__RECORDED DATA__:
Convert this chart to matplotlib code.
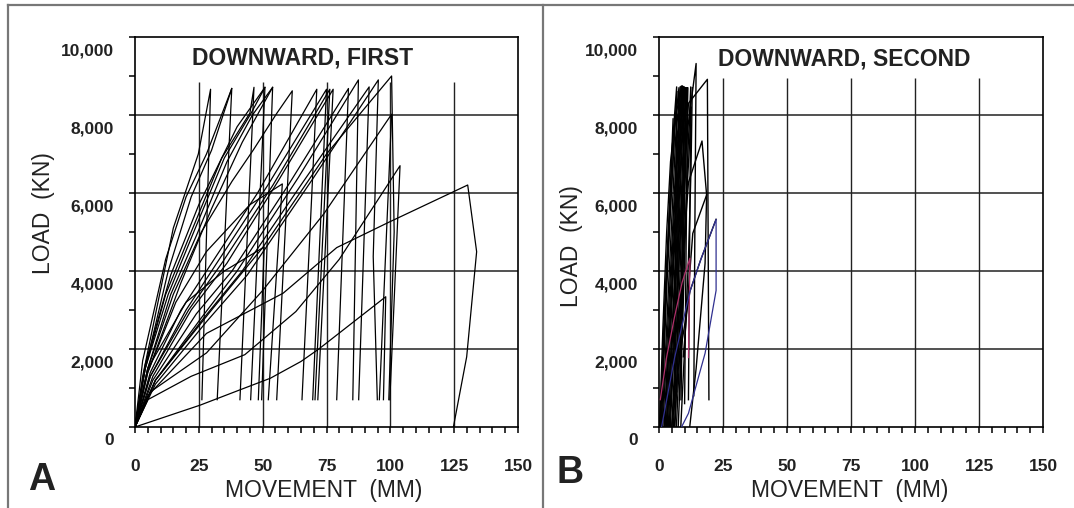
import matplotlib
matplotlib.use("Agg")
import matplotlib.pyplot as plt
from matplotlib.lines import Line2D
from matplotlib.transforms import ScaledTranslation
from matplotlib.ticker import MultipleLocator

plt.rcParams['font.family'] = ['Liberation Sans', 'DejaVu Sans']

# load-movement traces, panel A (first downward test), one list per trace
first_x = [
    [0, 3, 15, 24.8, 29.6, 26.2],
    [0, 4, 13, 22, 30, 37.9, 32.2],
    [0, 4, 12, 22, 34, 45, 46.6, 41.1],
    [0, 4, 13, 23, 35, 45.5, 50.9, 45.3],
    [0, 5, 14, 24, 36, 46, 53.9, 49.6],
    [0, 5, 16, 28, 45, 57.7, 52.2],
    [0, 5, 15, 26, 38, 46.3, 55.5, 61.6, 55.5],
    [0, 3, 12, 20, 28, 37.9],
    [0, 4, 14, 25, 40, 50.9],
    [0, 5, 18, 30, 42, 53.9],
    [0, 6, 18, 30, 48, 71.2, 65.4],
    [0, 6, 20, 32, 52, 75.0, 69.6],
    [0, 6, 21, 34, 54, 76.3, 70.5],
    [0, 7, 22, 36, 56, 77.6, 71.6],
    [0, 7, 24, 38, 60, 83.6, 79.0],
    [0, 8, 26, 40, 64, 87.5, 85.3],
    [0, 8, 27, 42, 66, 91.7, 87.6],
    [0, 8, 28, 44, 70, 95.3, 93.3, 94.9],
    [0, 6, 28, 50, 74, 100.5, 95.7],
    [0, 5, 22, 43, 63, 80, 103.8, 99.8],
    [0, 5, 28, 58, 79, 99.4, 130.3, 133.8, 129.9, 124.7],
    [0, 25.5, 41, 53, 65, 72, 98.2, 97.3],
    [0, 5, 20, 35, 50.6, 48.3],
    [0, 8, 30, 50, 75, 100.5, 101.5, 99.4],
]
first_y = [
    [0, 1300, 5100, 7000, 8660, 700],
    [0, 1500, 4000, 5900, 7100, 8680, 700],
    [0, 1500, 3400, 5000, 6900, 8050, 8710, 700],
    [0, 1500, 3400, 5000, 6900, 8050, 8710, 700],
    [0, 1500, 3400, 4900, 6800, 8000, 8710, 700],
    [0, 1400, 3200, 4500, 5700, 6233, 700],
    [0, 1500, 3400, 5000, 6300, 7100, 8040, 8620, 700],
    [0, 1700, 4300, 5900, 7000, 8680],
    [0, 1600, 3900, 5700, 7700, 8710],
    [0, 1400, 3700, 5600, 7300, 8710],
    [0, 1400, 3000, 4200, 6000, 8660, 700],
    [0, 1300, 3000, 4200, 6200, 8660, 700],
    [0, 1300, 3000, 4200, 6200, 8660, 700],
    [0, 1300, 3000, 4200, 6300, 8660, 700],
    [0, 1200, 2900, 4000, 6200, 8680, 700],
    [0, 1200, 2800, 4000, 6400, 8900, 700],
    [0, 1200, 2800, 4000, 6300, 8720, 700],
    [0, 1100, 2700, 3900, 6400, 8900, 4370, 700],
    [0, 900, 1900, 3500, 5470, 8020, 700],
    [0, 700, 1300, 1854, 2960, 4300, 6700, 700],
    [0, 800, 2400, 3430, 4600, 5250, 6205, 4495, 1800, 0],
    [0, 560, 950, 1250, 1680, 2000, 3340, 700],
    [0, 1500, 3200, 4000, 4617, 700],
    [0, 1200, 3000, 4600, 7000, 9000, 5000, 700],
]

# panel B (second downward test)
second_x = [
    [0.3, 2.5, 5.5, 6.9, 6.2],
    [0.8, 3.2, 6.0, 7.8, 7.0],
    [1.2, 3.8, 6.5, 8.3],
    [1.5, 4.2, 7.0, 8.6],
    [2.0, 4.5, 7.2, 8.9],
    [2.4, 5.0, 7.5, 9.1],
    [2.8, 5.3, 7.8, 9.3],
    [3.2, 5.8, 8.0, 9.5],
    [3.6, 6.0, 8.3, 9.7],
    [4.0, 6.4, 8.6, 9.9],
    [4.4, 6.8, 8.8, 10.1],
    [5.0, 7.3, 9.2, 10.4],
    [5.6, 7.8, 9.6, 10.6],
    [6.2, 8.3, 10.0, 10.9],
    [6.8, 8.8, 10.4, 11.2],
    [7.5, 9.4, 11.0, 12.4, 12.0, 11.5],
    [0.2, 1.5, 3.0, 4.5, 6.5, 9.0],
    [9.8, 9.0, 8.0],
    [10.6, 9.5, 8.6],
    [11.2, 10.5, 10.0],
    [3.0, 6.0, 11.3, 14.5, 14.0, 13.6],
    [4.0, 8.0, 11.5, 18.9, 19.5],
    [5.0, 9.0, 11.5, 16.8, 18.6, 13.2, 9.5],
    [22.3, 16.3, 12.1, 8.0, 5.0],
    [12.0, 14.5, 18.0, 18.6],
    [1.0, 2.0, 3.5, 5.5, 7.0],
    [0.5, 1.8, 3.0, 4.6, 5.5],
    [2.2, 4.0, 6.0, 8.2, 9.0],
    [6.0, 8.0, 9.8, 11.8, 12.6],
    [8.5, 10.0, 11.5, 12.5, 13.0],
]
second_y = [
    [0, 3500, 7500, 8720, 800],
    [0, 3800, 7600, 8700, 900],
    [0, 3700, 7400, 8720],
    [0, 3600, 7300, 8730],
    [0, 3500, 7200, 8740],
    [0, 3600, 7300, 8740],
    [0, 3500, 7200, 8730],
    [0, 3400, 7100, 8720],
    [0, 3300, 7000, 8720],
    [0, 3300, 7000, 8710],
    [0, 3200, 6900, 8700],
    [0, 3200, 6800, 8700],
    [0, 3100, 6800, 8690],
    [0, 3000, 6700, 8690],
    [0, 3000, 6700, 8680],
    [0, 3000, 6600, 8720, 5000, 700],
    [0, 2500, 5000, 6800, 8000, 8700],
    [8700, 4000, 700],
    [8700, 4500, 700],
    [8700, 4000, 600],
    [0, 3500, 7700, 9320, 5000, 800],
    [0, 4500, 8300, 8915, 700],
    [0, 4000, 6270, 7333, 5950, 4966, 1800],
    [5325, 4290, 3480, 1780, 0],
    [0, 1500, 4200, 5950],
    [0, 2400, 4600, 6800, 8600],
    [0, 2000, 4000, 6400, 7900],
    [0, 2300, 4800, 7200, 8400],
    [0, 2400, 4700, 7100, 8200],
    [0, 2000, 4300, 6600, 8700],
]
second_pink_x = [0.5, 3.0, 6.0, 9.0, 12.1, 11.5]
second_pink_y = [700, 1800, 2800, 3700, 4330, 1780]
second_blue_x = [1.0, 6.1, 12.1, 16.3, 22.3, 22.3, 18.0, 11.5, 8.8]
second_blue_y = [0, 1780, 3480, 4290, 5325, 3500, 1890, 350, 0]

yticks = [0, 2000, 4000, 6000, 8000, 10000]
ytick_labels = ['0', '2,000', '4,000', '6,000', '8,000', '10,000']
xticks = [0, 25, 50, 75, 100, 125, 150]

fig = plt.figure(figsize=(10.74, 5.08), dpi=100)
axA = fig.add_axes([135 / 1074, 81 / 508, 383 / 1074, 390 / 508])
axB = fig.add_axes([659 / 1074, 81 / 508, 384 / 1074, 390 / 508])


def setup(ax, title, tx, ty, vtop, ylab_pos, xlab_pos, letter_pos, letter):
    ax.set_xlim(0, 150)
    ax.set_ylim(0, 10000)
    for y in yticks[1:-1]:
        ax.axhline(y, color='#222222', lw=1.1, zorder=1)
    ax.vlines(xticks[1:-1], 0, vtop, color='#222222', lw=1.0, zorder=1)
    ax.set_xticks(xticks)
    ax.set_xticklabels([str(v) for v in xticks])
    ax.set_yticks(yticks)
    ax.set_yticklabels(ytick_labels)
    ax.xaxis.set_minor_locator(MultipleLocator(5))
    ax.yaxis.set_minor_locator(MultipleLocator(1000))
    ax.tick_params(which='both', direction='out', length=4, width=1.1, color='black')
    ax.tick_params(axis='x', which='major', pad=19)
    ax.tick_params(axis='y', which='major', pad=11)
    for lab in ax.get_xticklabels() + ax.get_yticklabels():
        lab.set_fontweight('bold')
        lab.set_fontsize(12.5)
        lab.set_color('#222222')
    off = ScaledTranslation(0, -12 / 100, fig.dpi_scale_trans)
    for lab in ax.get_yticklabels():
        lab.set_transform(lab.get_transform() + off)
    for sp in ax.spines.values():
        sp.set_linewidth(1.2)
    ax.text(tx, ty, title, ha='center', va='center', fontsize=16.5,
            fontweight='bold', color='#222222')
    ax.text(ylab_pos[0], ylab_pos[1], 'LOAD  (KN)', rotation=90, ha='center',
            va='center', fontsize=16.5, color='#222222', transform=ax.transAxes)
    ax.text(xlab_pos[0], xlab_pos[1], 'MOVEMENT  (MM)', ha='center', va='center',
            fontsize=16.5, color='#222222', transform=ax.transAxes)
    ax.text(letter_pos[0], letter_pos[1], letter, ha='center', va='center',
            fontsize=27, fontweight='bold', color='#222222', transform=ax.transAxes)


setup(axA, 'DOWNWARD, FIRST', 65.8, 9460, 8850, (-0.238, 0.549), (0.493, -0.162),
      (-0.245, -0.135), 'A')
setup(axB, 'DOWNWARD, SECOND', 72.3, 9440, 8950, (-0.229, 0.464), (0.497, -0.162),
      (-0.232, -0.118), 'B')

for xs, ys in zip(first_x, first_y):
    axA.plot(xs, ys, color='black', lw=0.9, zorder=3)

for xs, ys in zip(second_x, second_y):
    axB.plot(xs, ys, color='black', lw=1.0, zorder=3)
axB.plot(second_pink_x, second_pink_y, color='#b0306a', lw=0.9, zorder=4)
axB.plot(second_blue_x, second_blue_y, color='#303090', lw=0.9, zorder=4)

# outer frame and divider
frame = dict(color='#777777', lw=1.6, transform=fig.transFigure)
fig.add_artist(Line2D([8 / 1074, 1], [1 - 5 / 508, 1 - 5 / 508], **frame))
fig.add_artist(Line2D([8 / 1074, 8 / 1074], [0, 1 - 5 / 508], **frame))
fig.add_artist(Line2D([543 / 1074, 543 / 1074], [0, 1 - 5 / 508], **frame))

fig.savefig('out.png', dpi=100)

__TASK DESCRIPTION__: Repeat, exactly and in full, each line from the start of the data to the line that contains "plt.rcParams['font.family'] = ['Liberation". Pictures do not go in.

__RESPONSE TO THE EXERCISE__:
Convert this chart to matplotlib code.
import matplotlib
matplotlib.use("Agg")
import matplotlib.pyplot as plt
from matplotlib.lines import Line2D
from matplotlib.transforms import ScaledTranslation
from matplotlib.ticker import MultipleLocator

plt.rcParams['font.family'] = ['Liberation Sans', 'DejaVu Sans']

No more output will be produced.